AI still misses things

Transcription quality has improved a lot, but it still breaks down in predictable situations: poor room audio, overlapping speakers, heavy accents, side conversations, or industry-specific terms. That means transcripts and summaries are useful starting points, not final documents you can trust blindly.

The Decision Framework: Is a Meeting Note-Taking Device Worth It for You?

A more useful way to judge it is by looking at your own workload: how often you’re in meetings, what missed details cost, and how much cleanup happens afterward. That’s usually where the value becomes obvious.

Your Situation

Low Need / Low ROI

High Need / High ROI

 

Hours in meetings per week?

0-5 hours

10+ hours

Cost of a missed detail?

Low (e.g., requires a quick follow-up email)

High (e.g., lost client, project delay, compliance issue)

Time spent on post-meeting admin?

Less than 30 minutes per week

More than 2 hours per week

Type of record needed?

Informal notes for personal use

Formal, shareable records for legal or team alignment

Do you struggle to focus while taking notes?

No, I can listen and write effectively

Yes, I often miss parts of the conversation


Beyond Note-Taking: The Less Obvious ROI

The payoff usually goes beyond the transcript itself. In some teams, it also makes follow-up and handoffs noticeably easier.

Clearer ownership and follow-through

When decisions and action items are captured clearly, it becomes much harder for next steps to get lost.
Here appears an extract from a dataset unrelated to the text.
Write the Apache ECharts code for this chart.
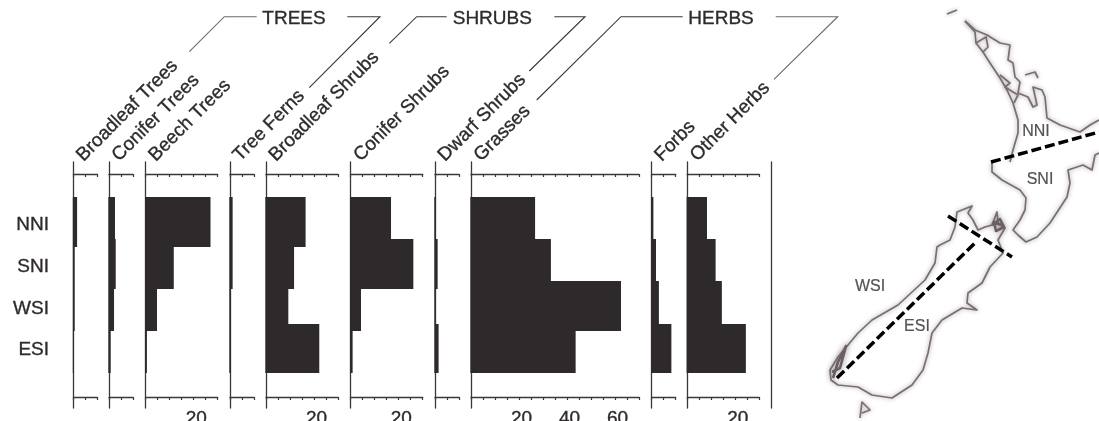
<!DOCTYPE html>
<html><head><meta charset="utf-8">
<style>html,body{margin:0;padding:0;background:#fff;overflow:hidden}#c{width:1099px;height:421px}</style>
<script src="https://cdn.jsdelivr.net/npm/echarts@6/dist/echarts.min.js"></script>
</head><body><div id="c"></div>
<script>
const regions = ['NNI','SNI','WSI','ESI'];
const taxa = ['Broadleaf Trees','Conifer Trees','Beech Trees','Tree Ferns','Broadleaf Shrubs','Conifer Shrubs','Dwarf Shrubs','Grasses','Forbs','Other Herbs'];
const axisMax = [10,10,30,10,30,30,10,70,10,30];
const broadleafTrees = [1.5,0.5,0.5,0.1];
const coniferTrees = [2.5,2.8,2.1,0.7];
const beechTrees = [27,11.7,4.7,0.5];
const treeFerns = [1.1,1.1,0.4,0.4];
const broadleafShrubs = [16.5,11.7,9.3,22.2];
const coniferShrubs = [16.8,26.1,4.3,0.8];
const dwarfShrubs = [0.4,1.1,0.3,1.5];
const grasses = [26.7,33.3,62.5,43.6];
const forbs = [0.7,1.8,3,8.2];
const otherHerbs = [8.2,11.8,14.4,24.4];
const allValues = [broadleafTrees,coniferTrees,beechTrees,treeFerns,broadleafShrubs,coniferShrubs,dwarfShrubs,grasses,forbs,otherHerbs];
// band edges of the four regions in each panel, percent of axis height
const edgesBroadleafTrees = [14.3,34.6,51.6,68.6,85.6];
const edgesConiferTrees = [14.3,31.4,51.6,68.6,85.6];
const edgesBeechTrees = [14.3,34.6,51.6,68.6,85.6];
const edgesTreeFerns = [14.3,34.6,51.6,68.6,85.6];
const edgesBroadleafShrubs = [14.3,34.6,51.6,65.9,85.6];
const edgesConiferShrubs = [14.3,31.4,51.6,68.6,85.6];
const edgesDwarfShrubs = [14.3,31.4,51.6,65.9,85.6];
const edgesGrasses = [14.3,31.4,48.5,68.6,85.6];
const edgesForbs = [14.3,31.4,48.5,65.9,85.6];
const edgesOtherHerbs = [14.3,31.4,48.5,65.9,85.6];
const allEdges = [edgesBroadleafTrees,edgesConiferTrees,edgesBeechTrees,edgesTreeFerns,edgesBroadleafShrubs,edgesConiferShrubs,edgesDwarfShrubs,edgesGrasses,edgesForbs,edgesOtherHerbs];
// map outlines
const coastNorthWest = [[965,21],[975,32],[976,43],[983,52],[990,63],[1000,78],[1007,90],[1013,103],[1018,120],[1018,133],[1013,150],[1010,162]];
const coastNorthEast = [[965,21],[975,30],[987,35],[1000,43],[1010,45],[1008,60],[1013,63],[1015,77],[1020,82],[1018,93],[1028,97],[1033,107],[1037,105],[1033,87],[1042,90],[1045,97],[1047,118],[1060,125],[1080,132],[1090,125],[1099,120]];
const coastNorthDetail = [[976,43],[986,37],[988,47],[983,52]];
const coastNorthIsland = [[1025,75],[1035,72],[1038,78]];
const coastNorthHarbour = [[1000,75],[1010,83],[1005,87],[1013,92],[1018,95],[1014,103]];
const coastNorthSouth = [[992,162],[992,172],[1002,180],[1020,190],[1026,198],[1025,210],[1020,220],[1013,230],[1018,235],[1026,242],[1037,237],[1050,223],[1067,197],[1070,183],[1068,170],[1083,165],[1092,170],[1095,155],[1099,153]];
const coastSouthIsland = [[940,245],[950,240],[955,227],[957,212],[972,206],[968,213],[973,220],[978,230],[985,227],[992,225],[997,212],[998,223],[1005,228],[998,240],[1003,253],[990,267],[982,283],[968,293],[967,303],[977,310],[962,308],[942,320],[932,333],[928,353],[923,370],[912,385],[892,398],[872,395],[858,387],[838,385],[831,380],[830,370],[838,357],[858,333],[872,320],[898,305],[925,280],[935,263],[937,247],[940,245]];
const coastMarlborough = [[992,225],[1000,219],[1004,227],[996,231],[994,222],[1001,225]];
const coastFiordland = [[833,378],[838,362],[846,346],[840,368],[832,372]];
const coastStewart = [[860,418],[862,402],[870,410],[862,413]];
const coastTop = [[947,14],[957,10]];
const dividerNorth = [[991,162],[1099,132]];
const dividerCross = [[948,216],[1012,257]];
const dividerSouth = [[837,378],[977,241]];
const mapLabels = ['NNI','SNI','WSI','ESI'];
const mapLabelX = [1036,1040,870,917];
const mapLabelY = [131.5,180,287,327];
const groupNames = ['TREES','SHRUBS','HERBS'];
const bottomLabels = [20,40,60];

const axisLeft = [73.5,109,145.7,230,266,350.7,435,471,651.7,687.3];
const pxPerUnit = 2.4, axisTop = 162, axisHeight = 246;
const ink = '#2e2a2c', lineInk = '#3c3839';
const F = 'Liberation Sans, Arial, Helvetica, sans-serif';
const heavy = {textBorderColor:ink,textBorderWidth:0.35};

const grid=[], xAxis=[], yAxis=[], series=[];
const axisLine={show:true,onZero:false,lineStyle:{color:lineInk,width:1.3}};
taxa.forEach((name,i)=>{
  grid.push({left:axisLeft[i],top:axisTop,width:axisMax[i]*pxPerUnit,height:axisHeight,outerBoundsMode:'none'});
  xAxis.push({gridIndex:i,type:'value',position:'top',offset:-12,min:0,max:axisMax[i],interval:5,
    axisLine,axisTick:{show:true,inside:true,length:3,lineStyle:{color:lineInk,width:1.2}},
    axisLabel:{show:false},splitLine:{show:false}});
  xAxis.push({gridIndex:i,type:'value',position:'bottom',offset:-11,min:0,max:axisMax[i],interval:5,
    axisLine,axisTick:{show:true,inside:false,length:3,lineStyle:{color:lineInk,width:1.2}},
    axisLabel:{show:true,margin:12,color:ink,fontFamily:F,fontSize:19,padding:[0,0,0,5],...heavy,showMinLabel:true,showMaxLabel:true,hideOverlap:false,
      formatter:v=>bottomLabels.includes(v)?String(v):''},splitLine:{show:false}});
  yAxis.push({gridIndex:i,type:'value',inverse:true,min:0,max:100,axisLine,axisTick:{show:false},axisLabel:{show:false},splitLine:{show:false}});
  series.push({type:'custom',name,xAxisIndex:i*2,yAxisIndex:i,clip:false,silent:true,
    data:allValues[i].map((v,k)=>[v,allEdges[i][k],allEdges[i][k+1]]),
    encode:{x:0,y:[1,2]},
    renderItem:(p,api)=>{
      const a=api.coord([0,api.value(1)]),b=api.coord([api.value(0),api.value(2)]);
      const y0=Math.round(a[1]),y1=Math.round(b[1]);
      return {type:'rect',shape:{x:a[0]-0.7,y:y0,width:b[0]-a[0]+0.7,height:y1-y0},style:{fill:ink}};
    }});
});
// closing vertical line
let g=grid.length;
grid.push({left:771.7,top:axisTop,width:1,height:axisHeight,outerBoundsMode:'none'});
xAxis.push({gridIndex:g,type:'value',show:false,min:0,max:1});
yAxis.push({gridIndex:g,type:'value',inverse:true,min:0,max:100,axisLine,axisTick:{show:false},axisLabel:{show:false},splitLine:{show:false}});
// region labels
g=grid.length;
grid.push({left:49,top:204,width:10,height:167,outerBoundsMode:'none'});
xAxis.push({gridIndex:g,type:'value',show:false,min:0,max:1});
yAxis.push({gridIndex:g,type:'category',inverse:true,data:regions,axisLine:{show:false},axisTick:{show:false},splitLine:{show:false},
  axisLabel:{margin:0,color:ink,fontFamily:F,fontSize:19,align:'right',...heavy}});
series.push({type:'line',xAxisIndex:xAxis.length-1,yAxisIndex:yAxis.length-1,data:[],silent:true});
// map
g=grid.length;
grid.push({left:820,top:0,width:279,height:421,outerBoundsMode:'none'});
xAxis.push({gridIndex:g,type:'value',show:false,min:820,max:1099});
yAxis.push({gridIndex:g,type:'value',show:false,inverse:true,min:0,max:421});
const mx=xAxis.length-1,my=yAxis.length-1;
[coastNorthWest,coastNorthEast,coastNorthDetail,coastNorthIsland,coastNorthHarbour,coastNorthSouth,coastSouthIsland,coastStewart,coastTop].forEach(d=>series.push({type:'line',xAxisIndex:mx,yAxisIndex:my,data:d,showSymbol:false,silent:true,
  lineStyle:{color:'#7a6e70',width:1.7,join:'round',shadowColor:'rgba(100,90,92,0.6)',shadowBlur:4}}));
[coastMarlborough,coastFiordland].forEach(d=>series.push({type:'line',xAxisIndex:mx,yAxisIndex:my,data:d,showSymbol:false,silent:true,
  lineStyle:{color:'#6a5f62',width:2.6,join:'round',shadowColor:'rgba(90,80,82,0.6)',shadowBlur:6}}));
[dividerNorth,dividerCross,dividerSouth].forEach(d=>series.push({type:'line',xAxisIndex:mx,yAxisIndex:my,data:d,showSymbol:false,silent:true,z:5,
  lineStyle:{color:'#000',width:3.5,type:[10,4],cap:'butt'}}));
series.push({type:'scatter',xAxisIndex:mx,yAxisIndex:my,symbolSize:0,silent:true,z:6,
  data:mapLabels.map((t,i)=>({value:[mapLabelX[i],mapLabelY[i]],name:t})),
  label:{show:true,position:'inside',formatter:'{b}',color:ink,fontFamily:F,fontSize:16,textBorderColor:ink,textBorderWidth:0.2}});

// rotated headers, group names and their leaders
const graphic=[];
taxa.forEach((t,i)=>graphic.push({type:'text',x:axisLeft[i]+13,y:165,rotation:Math.PI/4,silent:true,
  style:{text:t,fill:ink,stroke:ink,lineWidth:0.35,font:'19px '+F,textAlign:'left',textVerticalAlign:'bottom'}}));
const groupX=[294,492.3,721];
groupNames.forEach((t,i)=>graphic.push({type:'text',x:groupX[i],y:19,silent:true,
  style:{text:t,fill:ink,stroke:ink,lineWidth:0.35,font:'19px '+F,textAlign:'center',textVerticalAlign:'middle'}}));
const leaders=[
 [[[189.3,51.7],[224.3,16.7],[256.7,16.7]],'#6b6b6b'],
 [[[347.3,16.7],[380,16.7],[309.3,87.7]],'#3c3839'],
 [[[389.3,43.3],[416.7,16.7],[446.7,16.7]],'#3c3839'],
 [[[554.3,16.7],[585,16.7],[529.3,71]],'#3c3839'],
 [[[536.7,100],[621,16.7],[682.7,16.7]],'#3c3839'],
 [[[775.7,16.7],[837.7,16.7],[774,79.3]],'#6b6b6b']];
leaders.forEach(l=>graphic.push({type:'polyline',silent:true,shape:{points:l[0]},style:{stroke:l[1],lineWidth:1.1,fill:null}}));

const chart=echarts.init(document.getElementById('c'),null,{renderer:'canvas'});
chart.setOption({animation:false,backgroundColor:'#fff',grid,xAxis,yAxis,series,graphic});
</script></body></html>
Teams spend less time arguing about what was decided and more time moving the work forward.

A searchable record of team knowledge

Meeting records can also serve as a practical knowledge base. They help with onboarding, handoffs, and project continuity, especially in teams where context tends to live in people’s heads and disappear when someone leaves.

More attention for the meeting itself

For many people, the biggest benefit is simpler than that: less mental load during the meeting. When you’re not trying to document everything manually, it’s easier to listen closely, ask sharper questions, and stay with the discussion.